Adam- I agree that civil unions are all good. In fact, an optimal solution might be to have the government out of the marriage business entirely and instead issue civil unions to hetero or homo couples, and leaving marriages as what they should be: a religious institution, not under state control. If we can't have civil unions for all, I prefer allowing gay marriage to not allowing it.

I didn't say "you're either with us or against us"- I said "you're either for gay marriage or against it". I'll be damned before I tell people they can or can't be with "us" (whoever that is) because they disagree with me on a single issue. I just personally am unable to see how the position I criticize is compatible with libertarian philosophy, but thankfully I am no position (nor do I want) to define who is and isn't a libertarian.

Pat- the definition of a marriage clearly has changed. Being someone's partner is not the same as being their property.

I didn't bring up the individual choice aspect because it's a given (C'mon, it's a f*%$ing libertarian blog!). I am adressing specific concerns brought up as libertarian arguments against gay marriage. In particular, I am adressing the notion that a) marriage has remained a static institution throughout history, and b) we should fear its "unforseen consequences". Now go back and read my post.

Patrick said...

Dan,

As I said, the power structures (i.e. property vs. partner) may have changed over time. But the simple fact is still unavoidable, that marriage has always been between either one man and one woman, or one man and multiple women. Not between homosexual partners.

That aside, I don't think this issue is important. A person's sexual preference is a private choice, let's keep it that way. Do you think marriage is a public or private matter?

Additionally, I found your response somewhat offensive. See:
http://pajamajihad.blogspot.com/2005/02/principles-of-civil-discourse.html

Dan said...

Clearly, marriage is a private choice, so therefor everyone should have the private choice to marry, gay or straight.

As I said in my last post, it would be best if government were out of the marriage biz entirely and stuck to civil unions.

I guess that means we're both offended. Who are you to decide that gay marriage is a lame issue and that only social conservatives and gay folks care about it? I'm neither and I care. Please don't try to project your opinions as facts.

Even if that were true, what would it matter? Pick any equal rights issue. For a long time the majority people who cared about ANY of those issues were those who were denied equal rights and those who wanted to perpetuate the denial of rights. Try it.
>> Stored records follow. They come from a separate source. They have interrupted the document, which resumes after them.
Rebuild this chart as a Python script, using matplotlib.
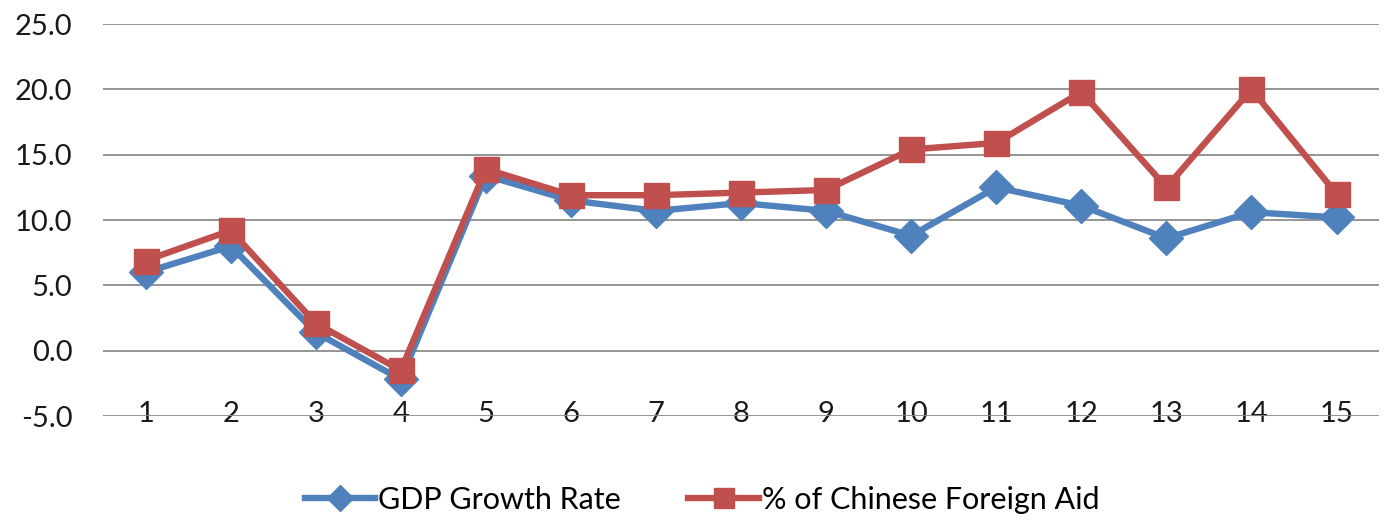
import matplotlib.pyplot as plt

# series, one value per period
periods = list(range(1, 16))
gdp_growth = [6.0, 8.0, 1.4, -2.2, 13.4, 11.5, 10.7, 11.3, 10.7, 8.8, 12.5, 11.1, 8.6, 10.6, 10.2]
foreign_aid = [6.9, 9.2, 2.1, -1.5, 13.9, 11.9, 11.9, 12.1, 12.3, 15.4, 15.9, 19.8, 12.5, 20.0, 12.0]

BLUE = "#4F81BD"
RED = "#C0504D"

plt.rcParams["font.family"] = ["Lato", "DejaVu Sans"]

fig = plt.figure(figsize=(13.85, 5.22), dpi=100)
ax = fig.add_axes([0.0744, 0.203, 0.9213, 0.751])

ax.plot(periods, gdp_growth, color=BLUE, lw=4.6, marker="D", ms=17,
        mfc=BLUE, mec=BLUE, label="GDP Growth Rate", zorder=3)
ax.plot(periods, foreign_aid, color=RED, lw=4.6, marker="s", ms=18,
        mfc=RED, mec=RED, label="% of Chinese Foreign Aid", zorder=4)

ax.set_xlim(0.5, 15.5)
ax.set_ylim(-5, 25)
ax.set_yticks(range(-5, 30, 5))
ax.set_yticklabels([f"{v:.1f}" for v in range(-5, 30, 5)])
ax.set_xticks(periods)
ax.set_xticklabels([str(p) for p in periods])

ax.grid(axis="y", color="#8C8C8C", lw=1.3, zorder=0)
ax.set_axisbelow(True)
for s in ax.spines.values():
    s.set_visible(False)
ax.tick_params(axis="both", length=0, labelsize=21, labelcolor="#1a1a1a")
ax.tick_params(axis="y", pad=22)
ax.tick_params(axis="x", pad=-11)

fig.legend(loc="center", bbox_to_anchor=(0.507, 0.042), ncol=2, frameon=False,
           fontsize=22, handlelength=2.3, handletextpad=0.1, columnspacing=2.2,
           markerscale=0.8)

fig.savefig("out.png", dpi=100)
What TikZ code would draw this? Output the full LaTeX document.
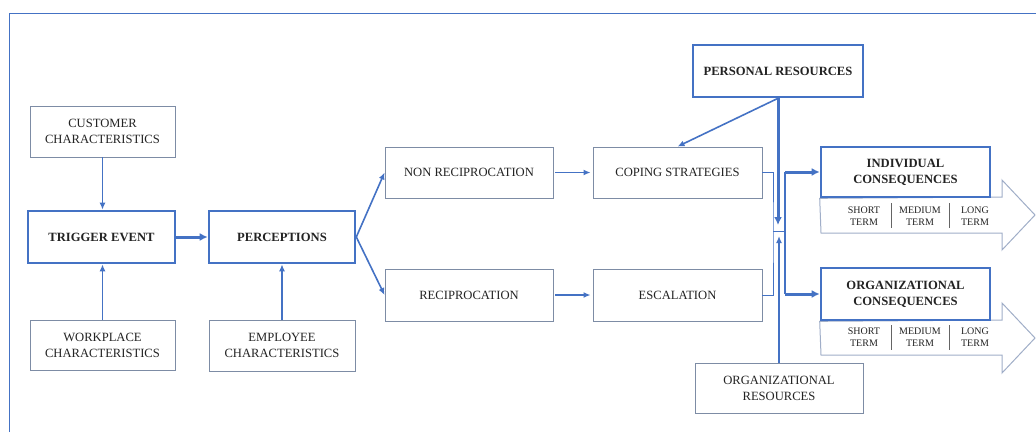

Women's rights, jim crow, native americans, japanese internment.

Patrick said...

The libertarian remedy is to refrain from participation in the practices they dislike, and to not stop others from doing as they please.

Your point about the power structures within marriage changing is a non sequitur. It is irrelevant to the discourse about whether gays should be given the same right to associate as others. That was my point.